WBBL targets more prime time slots after most-watched season and final
Cricket - 30 Nov 2021
The 2021–22 season of the Women's Big Bash League (WBBL|07), Australian cricket’s top-tier domestic Twenty20 competition was the most-watched season ever and will be used as a blueprint for the growth of the sport.
Season seven saw a 15 per cent increase in cumulative average viewing audiences when compared to season six with higher average audiences per game.
That is in large part due to every match having been broadcast on television for the first time, with 25 shown by free-to-air commercial broadcaster Seven Network and the remainder aired on Foxtel, the prominent Australian pay-TV broadcaster, and Kayo, its sports streaming service, as well as live-streamed for free on cricket.com.au and the Cricket Australia Live App.
Alistair Dobson, general manager of the Big Bash Leagues, said: “It shows when you've got all games on TV, fans are able to really follow the narrative of the season …
“When you've got all the games that are accessible on TV, it allows fans to really engage in not just who's winning and who's on the top of the ladder, but all those individual storylines that are so rich in the WBBL.”
WBBL|07 culminated with the WBBL final on Saturday (27 November), which was the most-watched game in the league's history.
A combined average audience of 535,000 across TV and streaming platforms tuned in to watch the Perth Scorchers beat the Adelaide Strikers to win a maiden WBBL title, outdoing the 506,000 audience for the final of WBBL|04.
Saturday’s final also drew a crowd of 15,511 at Perth’s Optus Stadium, which was also a record, eclipsing the previous record of 5,650 for a standalone WBBL match set during WBBL|04 and of 10,069 for a WBBL finals match set at a WBBL|03 semi-final.

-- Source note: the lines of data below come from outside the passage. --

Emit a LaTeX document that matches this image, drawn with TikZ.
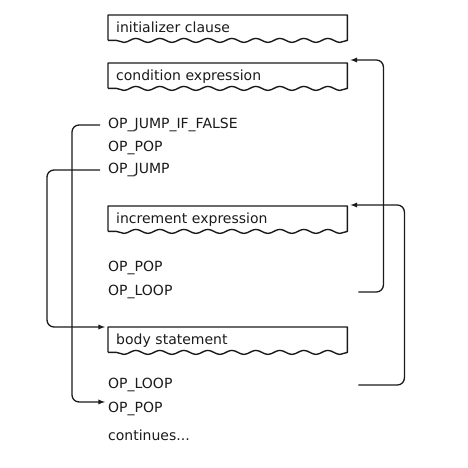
\documentclass[tikz,border=0pt]{standalone}
\usepackage{fontspec}
\setmainfont{DejaVu Sans}
\usetikzlibrary{decorations.pathmorphing}
\definecolor{ink}{HTML}{1A1A1A}

\begin{document}
\begin{tikzpicture}[
    x=1pt, y=-1pt,
    font=\fontsize{14}{16}\selectfont,
    op/.style={anchor=west, inner sep=0pt, text=ink},
    chunk/.style={anchor=north west, inner xsep=8pt, inner ysep=0pt, text=ink,
        text height=10pt, text depth=0pt,
        minimum width=239pt, minimum height=25pt, text width=223pt, align=left},
    wavy/.style={draw=ink, line width=1.4pt, line join=round},
    line/.style={draw=ink, line width=1.3pt, rounded corners=7pt, -latex}
]
\useasboundingbox (0,0) rectangle (467,468);

\node[chunk] (init) at (108,15) {initializer clause};
\node[chunk] (cond) at (108,63) {condition expression};
\node[op] (jif) at (108,125) {OP\_JUMP\_IF\_FALSE};
\node[op] (pop1) at (108,148) {OP\_POP};
\node[op] (jmp) at (108,170) {OP\_JUMP};
\node[chunk] (incr) at (108,206) {increment expression};
\node[op] (pop2) at (108,268) {OP\_POP};
\node[op] (loop1) at (108,292) {OP\_LOOP};
\node[chunk] (body) at (108,327) {body statement};
\node[op] (loop2) at (108,385) {OP\_LOOP};
\node[op] (pop3) at (108,409) {OP\_POP};
\node[op] (cont) at (108,435) {continues...};

% torn-paper outlines round the code chunks
\foreach \n in {init,cond,incr,body}
    \draw[wavy] (\n.south west) -- (\n.north west) -- (\n.north east) -- (\n.south east)
        decorate[decoration={snake, amplitude=2pt, segment length=24pt}] {-- (\n.south west)};

\draw[line] ([xshift=-8]jif.west) -- ++(-28,0) |- ([xshift=-3]pop3.north west);
\draw[line] ([xshift=-8]jmp.west) -- ++(-53,0) |- ([xshift=-3]body.north west);
\draw[line] ([xshift=11]cond.east |- loop1.west) -| ([xshift=36,yshift=3]cond.north east) -- ([xshift=3,yshift=3]cond.north east);
\draw[line] ([xshift=11]body.east |- loop2.west) -| ([xshift=57,yshift=1]incr.north east) -- ([xshift=3,yshift=1]incr.north east);

\end{tikzpicture}
\end{document}
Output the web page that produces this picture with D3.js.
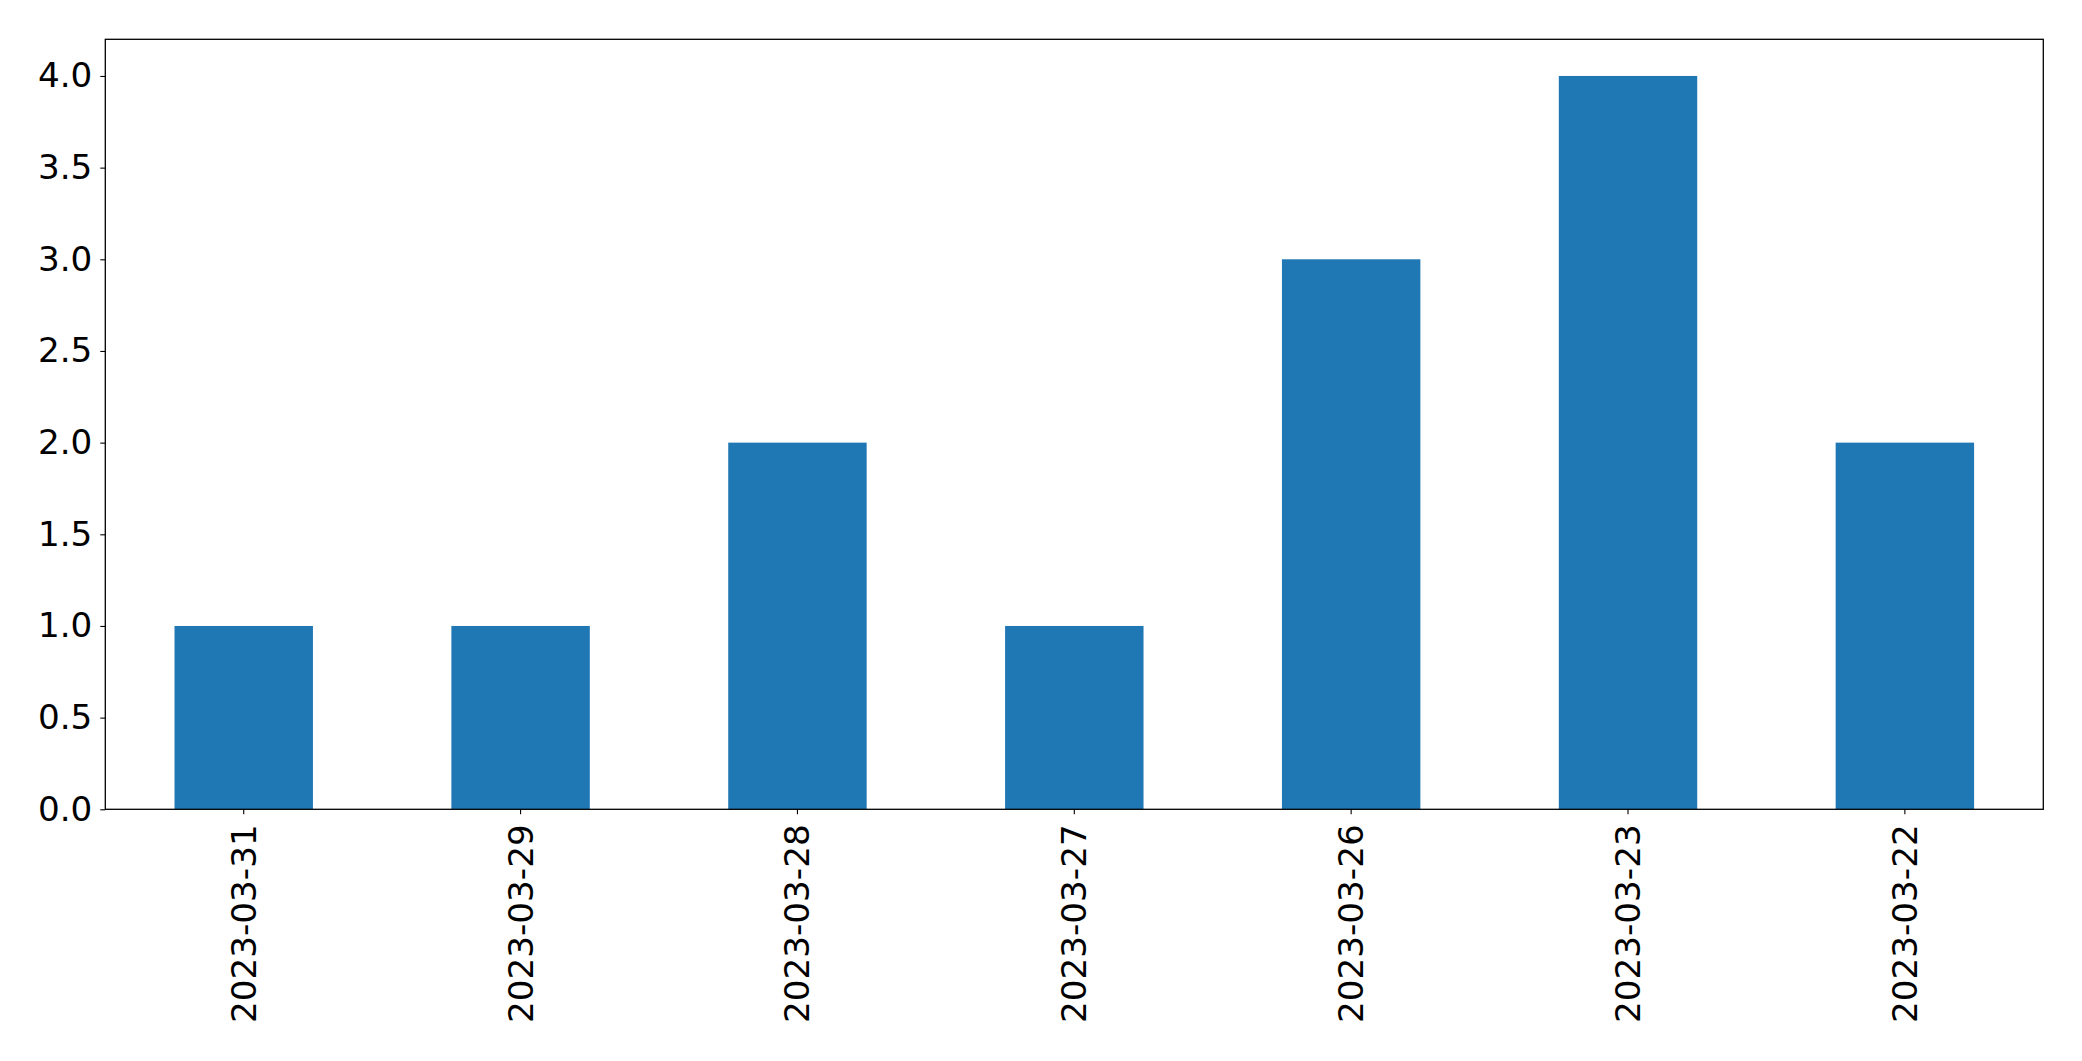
<!DOCTYPE html>
<html>
<head>
<meta charset="utf-8">
<script src="https://cdn.jsdelivr.net/npm/d3@7"></script>
<style>
html, body { margin: 0; padding: 0; background: #fff; }
svg { display: block; }
</style>
</head>
<body>
<script>
const categories = ["2023-03-31", "2023-03-29", "2023-03-28", "2023-03-27", "2023-03-26", "2023-03-23", "2023-03-22"];
const values = [1, 1, 2, 1, 3, 4, 2];
const yTicks = [0, 0.5, 1.0, 1.5, 2.0, 2.5, 3.0, 3.5, 4.0];

(function () {
const W = 2082, H = 1061;
const mLeft = 105.3, mRight = 2043.3, mTop = 39.3, mBottom = 809.3;
const fontSize = 34.2;

const svg = d3.select("body").append("svg").attr("width", W).attr("height", H);

const x = d3.scaleBand().domain(categories).range([mLeft, mRight]).paddingInner(0.5).paddingOuter(0.25);
const y = d3.scaleLinear().domain([0, 4.2]).range([mBottom, mTop]);

svg.append("g").selectAll("rect").data(values).join("rect")
  .attr("x", (d, i) => x(categories[i]))
  .attr("width", x.bandwidth())
  .attr("y", d => y(d))
  .attr("height", d => y(0) - y(d))
  .attr("fill", "#1f77b4");

svg.append("rect").attr("x", mLeft).attr("y", mTop).attr("width", mRight - mLeft).attr("height", mBottom - mTop)
  .attr("fill", "none").attr("stroke", "#000").attr("stroke-width", 1.3);

const yAxis = svg.append("g").attr("transform", `translate(${mLeft},0)`)
  .call(d3.axisLeft(y).tickValues(yTicks).tickFormat(d3.format(".1f")).tickSize(5).tickPadding(8));
yAxis.select(".domain").remove();
yAxis.selectAll("line").attr("stroke", "#000").attr("stroke-width", 1.1);
yAxis.selectAll("text").attr("font-family", "DejaVu Sans").attr("font-size", fontSize).attr("fill", "#000");

const xAxis = svg.append("g").attr("transform", `translate(0,${mBottom})`)
  .call(d3.axisBottom(x).tickSize(5).tickPadding(0));
xAxis.select(".domain").remove();
xAxis.selectAll("line").attr("stroke", "#000").attr("stroke-width", 1.1);
xAxis.selectAll("text")
  .attr("font-family", "DejaVu Sans").attr("font-size", fontSize).attr("fill", "#000")
  .attr("transform", "rotate(-90)")
  .attr("text-anchor", "end")
  .attr("x", -15)
  .attr("y", 0)
  .attr("dy", "0.35em");
})();
</script>
</body>
</html>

Dobson said: “Last night showed when you've got a big stadium and good promotion and two great teams, that people turn up in big numbers.”

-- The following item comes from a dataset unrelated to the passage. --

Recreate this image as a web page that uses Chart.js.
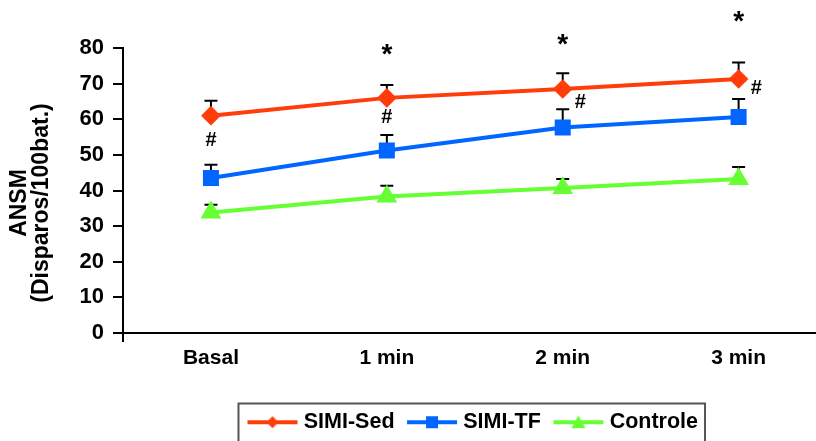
<!DOCTYPE html>
<html>
<head>
<meta charset="utf-8">
<script src="https://cdn.jsdelivr.net/npm/chart.js@4"></script>
<style>
  html, body { margin: 0; padding: 0; background: #fff; }
  #wrap { width: 816px; height: 441px; }
</style>
</head>
<body>
<div id="wrap"><canvas id="myChart"></canvas></div>
<script>
const xTimes = ["Basal", "1 min", "2 min", "3 min"];
const ySimiSed = [61, 66, 68.5, 71.3];
const eSimiSed = [4.2, 3.6, 4.4, 4.6];
const ySimiTF = [43.5, 51.2, 57.7, 60.6];
const eSimiTF = [3.7, 4.4, 5.1, 5.1];
const yControle = [33.8, 38.3, 40.7, 43.2];
const eControle = [2.2, 3.0, 2.5, 3.4];
const starY = [null, 78.9, 81.7, 88];
const hashY = [53.9, 60.6, 64.8, 68.5];
const hashShift = [0, 0, 0.1, 0.1];
const yTicks = [0, 10, 20, 30, 40, 50, 60, 70, 80];
const yTitle = ["ANSM", "(Disparos/100bat.)"];

const FONT = "'Liberation Sans', Arial, sans-serif";
Chart.defaults.font.family = FONT;
Chart.defaults.font.weight = "bold";
Chart.defaults.color = "#000";

function pts(arr) {
  return arr.map(function (v, i) { return {x: i, y: v}; });
}

function legendIcon(color, style) {
  const c = document.createElement("canvas");
  c.width = 52; c.height = 16;
  const g = c.getContext("2d");
  g.strokeStyle = color; g.lineWidth = 4;
  g.beginPath(); g.moveTo(1, 8); g.lineTo(51, 8); g.stroke();
  g.fillStyle = color;
  g.beginPath();
  if (style == "diamond") {
    g.moveTo(26, 2); g.lineTo(32, 8); g.lineTo(26, 14); g.lineTo(20, 8);
  } else if (style == "square") {
    g.rect(20, 2, 12, 12);
  } else {
    g.moveTo(26, 1); g.lineTo(33, 14); g.lineTo(19, 14);
  }
  g.closePath(); g.fill();
  return c;
}

const errs = [eSimiSed, eSimiTF, eControle];

const extras = {
  id: "extras",
  afterLayout(chart) {
    // legend box sits right of centre in the original
    chart.legend.left += 67;
    chart.legend.right += 67;
    chart.legend.top += 2;
    chart.legend.bottom += 2;
  },
  beforeDatasetsDraw(chart) {
    const ctx = chart.ctx, xs = chart.scales.x, ys = chart.scales.y;
    ctx.save();
    ctx.strokeStyle = "#000"; ctx.lineWidth = 2;
    chart.data.datasets.forEach(function (ds, d) {
      ds.data.forEach(function (p, i) {
        const px = xs.getPixelForValue(p.x);
        const y0 = ys.getPixelForValue(p.y);
        const y1 = ys.getPixelForValue(p.y + errs[d][i]);
        ctx.beginPath();
        ctx.moveTo(px, y0); ctx.lineTo(px, y1);
        ctx.moveTo(px - 6.5, y1); ctx.lineTo(px + 6.5, y1);
        ctx.stroke();
      });
    });
    ctx.restore();
  },
  afterDraw(chart) {
    const ctx = chart.ctx, xs = chart.scales.x, ys = chart.scales.y;
    const a = chart.chartArea;
    ctx.save();
    ctx.fillStyle = "#000";
    ctx.textAlign = "center"; ctx.textBaseline = "middle";
    ctx.font = "bold 28px " + FONT;
    starY.forEach(function (v, i) {
      if (v == null) return;
      ctx.fillText("*", xs.getPixelForValue(i), ys.getPixelForValue(v) + 3);
    });
    ctx.font = "bold 20px " + FONT;
    hashY.forEach(function (v, i) {
      ctx.fillText("#", xs.getPixelForValue(i + hashShift[i]), ys.getPixelForValue(v));
    });
    // axis title, two rotated lines
    ctx.save();
    ctx.translate(20, 203);
    ctx.rotate(-Math.PI / 2);
    ctx.font = "bold 23px " + FONT;
    ctx.fillText(yTitle[0], 0, 0);
    ctx.fillText(yTitle[1], 0, 22);
    ctx.restore();
    // y axis sticks out below the x axis
    ctx.strokeStyle = "#000"; ctx.lineWidth = 2;
    ctx.beginPath(); ctx.moveTo(a.left, a.bottom); ctx.lineTo(a.left, a.bottom + 9); ctx.stroke();
    // legend frame
    const hb = chart.legend.legendHitBoxes;
    if (hb && hb.length) {
      let l = hb[0].left, r = 0, t = hb[0].top;
      hb.forEach(function (h) {
        l = Math.min(l, h.left); r = Math.max(r, h.left + h.width);
        t = Math.min(t, h.top);
      });
      ctx.strokeStyle = "#555"; ctx.lineWidth = 2;
      ctx.strokeRect(l - 13.5, t - 8, r - l + 20.5, 60);
    }
    ctx.restore();
  }
};

new Chart("myChart", {
  type: "line",
  data: {
    datasets: [{
      label: "SIMI-Sed",
      data: pts(ySimiSed),
      borderColor: "#ff3c0a", backgroundColor: "#ff3c0a",
      borderWidth: 4, pointStyle: "rectRot", pointRadius: 7,
      icon: legendIcon("#ff3c0a", "diamond")
    }, {
      label: "SIMI-TF",
      data: pts(ySimiTF),
      borderColor: "#0066ff", backgroundColor: "#0066ff",
      borderWidth: 4, pointStyle: "rect", pointRadius: 8.5,
      icon: legendIcon("#0066ff", "square")
    }, {
      label: "Controle",
      data: pts(yControle),
      borderColor: "#66ff33", backgroundColor: "#66ff33",
      borderWidth: 4, pointStyle: "triangle", pointRadius: 8,
      icon: legendIcon("#66ff33", "triangle")
    }]
  },
  options: {
    responsive: true,
    maintainAspectRatio: false,
    animation: false,
    layout: {autoPadding: false, padding: {top: 48, right: 0, bottom: 0, left: 0}},
    plugins: {
      tooltip: {enabled: false},
      legend: {
        position: "bottom",
        labels: {
          usePointStyle: true,
          pointStyleWidth: 41,
          boxHeight: 16,
          padding: 17,
          font: {size: 21.5, weight: "bold"},
          color: "#000",
          generateLabels: function (chart) {
            return chart.data.datasets.map(function (ds, i) {
              return {text: ds.label, pointStyle: ds.icon, datasetIndex: i,
                      fillStyle: ds.borderColor, strokeStyle: ds.borderColor, lineWidth: 0, fontColor: "#000"};
            });
          }
        }
      }
    },
    scales: {
      x: {
        type: "linear",
        min: -0.5, max: 3.44,
        afterFit: function (s) { s.paddingLeft = 0; s.paddingRight = 0; s.height += 8.3; },
        grid: {display: false, drawTicks: false},
        border: {display: true, color: "#000", width: 2},
        ticks: {
          stepSize: 1, includeBounds: false, padding: 13,
          font: {size: 21, weight: "bold"}, color: "#000",
          callback: function (v) { return Number.isInteger(v) ? xTimes[v] : ""; }
        }
      },
      y: {
        min: 0, max: 80,
        afterFit: function (s) { s.width = 123; },
        afterBuildTicks: function (s) { s.ticks = yTicks.map(function (v) { return {value: v}; }); },
        grid: {drawOnChartArea: false, tickLength: 10, color: "#000", lineWidth: 2},
        border: {display: true, color: "#000", width: 2},
        ticks: {padding: 9, font: {size: 22, weight: "bold"}, color: "#000"}
      }
    }
  },
  plugins: [extras]
});
</script>
</body>
</html>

Looking to the future, he said the ambition for the WBBL is to start building its broadcast footprint using primetime slots to do so.
“Next year, whether it's Friday nights or Thursday nights, a bit more regularity in that primetime space is something that I think is the next evolution for next year,” Dobson explained.
“It certainly stood out to us and [we had] lots of feedback from fans that they wanted to be watching [at those times] and there are opportunities there so I think it's right that we start to build not only on the number of games [broadcast] but how we can make them as big as possible.”